[Start of Record list]
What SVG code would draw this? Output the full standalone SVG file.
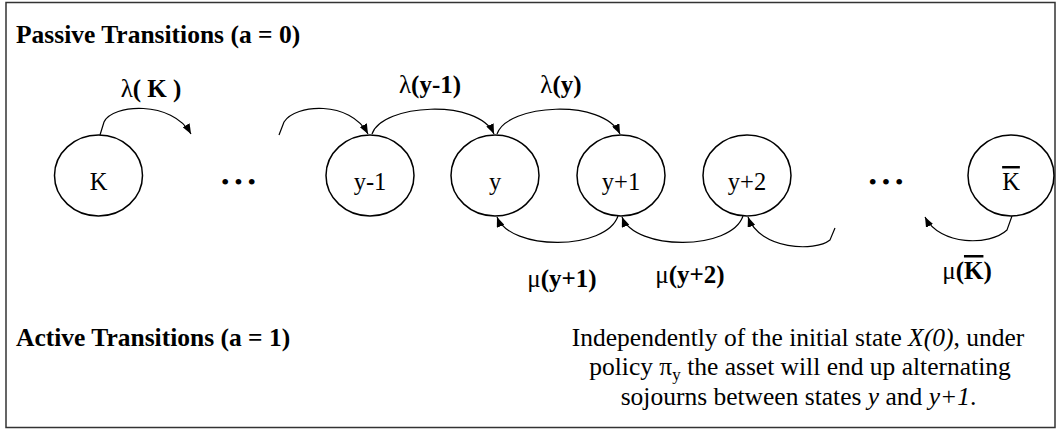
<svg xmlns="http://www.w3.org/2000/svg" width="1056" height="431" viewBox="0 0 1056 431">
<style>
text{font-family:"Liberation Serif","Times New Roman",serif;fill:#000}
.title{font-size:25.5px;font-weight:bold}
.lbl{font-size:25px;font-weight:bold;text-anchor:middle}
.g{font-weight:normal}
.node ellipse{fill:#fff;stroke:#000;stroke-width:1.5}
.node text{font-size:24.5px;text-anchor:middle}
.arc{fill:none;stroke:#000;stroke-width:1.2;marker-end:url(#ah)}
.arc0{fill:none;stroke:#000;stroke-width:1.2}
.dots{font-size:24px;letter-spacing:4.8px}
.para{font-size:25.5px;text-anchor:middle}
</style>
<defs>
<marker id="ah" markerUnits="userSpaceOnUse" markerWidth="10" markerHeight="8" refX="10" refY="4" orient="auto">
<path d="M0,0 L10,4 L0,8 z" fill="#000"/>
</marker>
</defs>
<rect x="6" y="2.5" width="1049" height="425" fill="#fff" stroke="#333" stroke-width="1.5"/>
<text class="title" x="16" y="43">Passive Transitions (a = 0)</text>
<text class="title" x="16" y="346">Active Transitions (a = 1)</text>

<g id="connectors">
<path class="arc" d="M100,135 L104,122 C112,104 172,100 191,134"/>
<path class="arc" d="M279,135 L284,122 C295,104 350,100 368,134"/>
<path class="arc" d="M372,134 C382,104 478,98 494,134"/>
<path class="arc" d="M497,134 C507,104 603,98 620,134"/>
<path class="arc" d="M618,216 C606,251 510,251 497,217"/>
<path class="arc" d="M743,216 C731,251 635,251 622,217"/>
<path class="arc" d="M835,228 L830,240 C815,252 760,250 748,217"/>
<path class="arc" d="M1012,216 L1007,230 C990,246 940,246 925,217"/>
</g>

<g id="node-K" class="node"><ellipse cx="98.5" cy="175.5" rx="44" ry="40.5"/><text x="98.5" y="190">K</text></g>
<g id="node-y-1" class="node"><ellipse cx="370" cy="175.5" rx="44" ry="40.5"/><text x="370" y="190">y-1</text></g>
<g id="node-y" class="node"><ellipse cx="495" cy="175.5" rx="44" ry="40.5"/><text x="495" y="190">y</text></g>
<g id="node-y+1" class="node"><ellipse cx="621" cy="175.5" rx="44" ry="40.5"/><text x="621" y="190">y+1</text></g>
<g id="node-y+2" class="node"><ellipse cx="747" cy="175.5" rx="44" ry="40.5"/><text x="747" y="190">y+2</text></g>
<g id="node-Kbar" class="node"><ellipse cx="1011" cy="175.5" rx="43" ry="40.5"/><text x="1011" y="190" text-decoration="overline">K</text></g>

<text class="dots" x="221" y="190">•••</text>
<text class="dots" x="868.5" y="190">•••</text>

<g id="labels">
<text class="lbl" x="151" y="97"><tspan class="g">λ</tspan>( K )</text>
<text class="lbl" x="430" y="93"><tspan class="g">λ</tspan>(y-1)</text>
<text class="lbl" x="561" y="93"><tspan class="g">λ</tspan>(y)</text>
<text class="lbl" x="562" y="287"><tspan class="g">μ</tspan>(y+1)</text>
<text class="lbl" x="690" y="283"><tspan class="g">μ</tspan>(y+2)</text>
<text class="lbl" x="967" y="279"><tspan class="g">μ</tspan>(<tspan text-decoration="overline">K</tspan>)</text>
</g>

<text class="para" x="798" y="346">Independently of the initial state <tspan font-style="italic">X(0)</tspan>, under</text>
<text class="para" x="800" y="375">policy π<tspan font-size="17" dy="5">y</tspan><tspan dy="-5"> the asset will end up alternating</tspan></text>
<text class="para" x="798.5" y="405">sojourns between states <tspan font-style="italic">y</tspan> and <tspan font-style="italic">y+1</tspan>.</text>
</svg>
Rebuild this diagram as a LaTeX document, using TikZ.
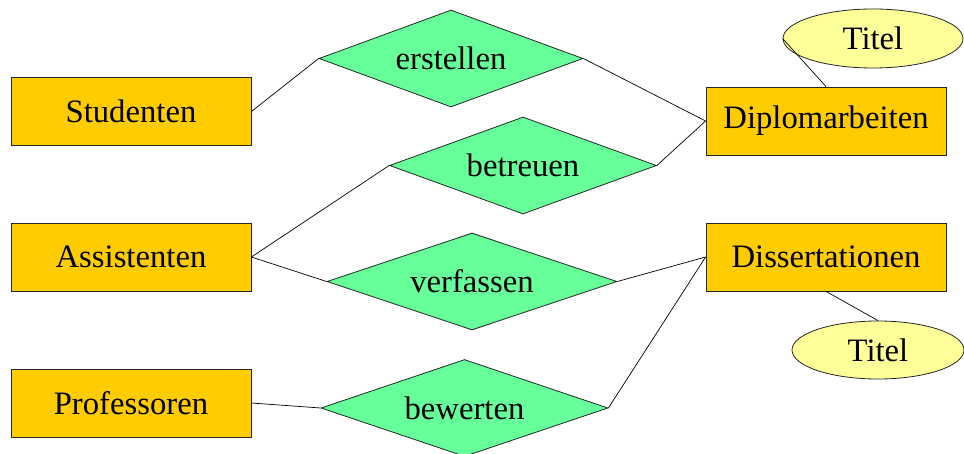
[End of Record list]
The exercise
Every record is to be reproduced exactly, with no pictures included.

Task result
What SVG code would draw this? Output the full standalone SVG file.
<svg xmlns="http://www.w3.org/2000/svg" width="1056" height="431" viewBox="0 0 1056 431">
<style>
text{font-family:"Liberation Serif","Times New Roman",serif;fill:#000}
.title{font-size:25.5px;font-weight:bold}
.lbl{font-size:25px;font-weight:bold;text-anchor:middle}
.g{font-weight:normal}
.node ellipse{fill:#fff;stroke:#000;stroke-width:1.5}
.node text{font-size:24.5px;text-anchor:middle}
.arc{fill:none;stroke:#000;stroke-width:1.2;marker-end:url(#ah)}
.arc0{fill:none;stroke:#000;stroke-width:1.2}
.dots{font-size:24px;letter-spacing:4.8px}
.para{font-size:25.5px;text-anchor:middle}
</style>
<defs>
<marker id="ah" markerUnits="userSpaceOnUse" markerWidth="10" markerHeight="8" refX="10" refY="4" orient="auto">
<path d="M0,0 L10,4 L0,8 z" fill="#000"/>
</marker>
</defs>
<rect x="6" y="2.5" width="1049" height="425" fill="#fff" stroke="#333" stroke-width="1.5"/>
<text class="title" x="16" y="43">Passive Transitions (a = 0)</text>
<text class="title" x="16" y="346">Active Transitions (a = 1)</text>

<g id="connectors">
<path class="arc" d="M100,135 L104,122 C112,104 172,100 191,134"/>
<path class="arc" d="M279,135 L284,122 C295,104 350,100 368,134"/>
<path class="arc" d="M372,134 C382,104 478,98 494,134"/>
<path class="arc" d="M497,134 C507,104 603,98 620,134"/>
<path class="arc" d="M618,216 C606,251 510,251 497,217"/>
<path class="arc" d="M743,216 C731,251 635,251 622,217"/>
<path class="arc" d="M835,228 L830,240 C815,252 760,250 748,217"/>
<path class="arc" d="M1012,216 L1007,230 C990,246 940,246 925,217"/>
</g>

<g id="node-K" class="node"><ellipse cx="98.5" cy="175.5" rx="44" ry="40.5"/><text x="98.5" y="190">K</text></g>
<g id="node-y-1" class="node"><ellipse cx="370" cy="175.5" rx="44" ry="40.5"/><text x="370" y="190">y-1</text></g>
<g id="node-y" class="node"><ellipse cx="495" cy="175.5" rx="44" ry="40.5"/><text x="495" y="190">y</text></g>
<g id="node-y+1" class="node"><ellipse cx="621" cy="175.5" rx="44" ry="40.5"/><text x="621" y="190">y+1</text></g>
<g id="node-y+2" class="node"><ellipse cx="747" cy="175.5" rx="44" ry="40.5"/><text x="747" y="190">y+2</text></g>
<g id="node-Kbar" class="node"><ellipse cx="1011" cy="175.5" rx="43" ry="40.5"/><text x="1011" y="190" text-decoration="overline">K</text></g>

<text class="dots" x="221" y="190">•••</text>
<text class="dots" x="868.5" y="190">•••</text>

<g id="labels">
<text class="lbl" x="151" y="97"><tspan class="g">λ</tspan>( K )</text>
<text class="lbl" x="430" y="93"><tspan class="g">λ</tspan>(y-1)</text>
<text class="lbl" x="561" y="93"><tspan class="g">λ</tspan>(y)</text>
<text class="lbl" x="562" y="287"><tspan class="g">μ</tspan>(y+1)</text>
<text class="lbl" x="690" y="283"><tspan class="g">μ</tspan>(y+2)</text>
<text class="lbl" x="967" y="279"><tspan class="g">μ</tspan>(<tspan text-decoration="overline">K</tspan>)</text>
</g>

<text class="para" x="798" y="346">Independently of the initial state <tspan font-style="italic">X(0)</tspan>, under</text>
<text class="para" x="800" y="375">policy π<tspan font-size="17" dy="5">y</tspan><tspan dy="-5"> the asset will end up alternating</tspan></text>
<text class="para" x="798.5" y="405">sojourns between states <tspan font-style="italic">y</tspan> and <tspan font-style="italic">y+1</tspan>.</text>
</svg>
Rebuild this diagram as a LaTeX document, using TikZ.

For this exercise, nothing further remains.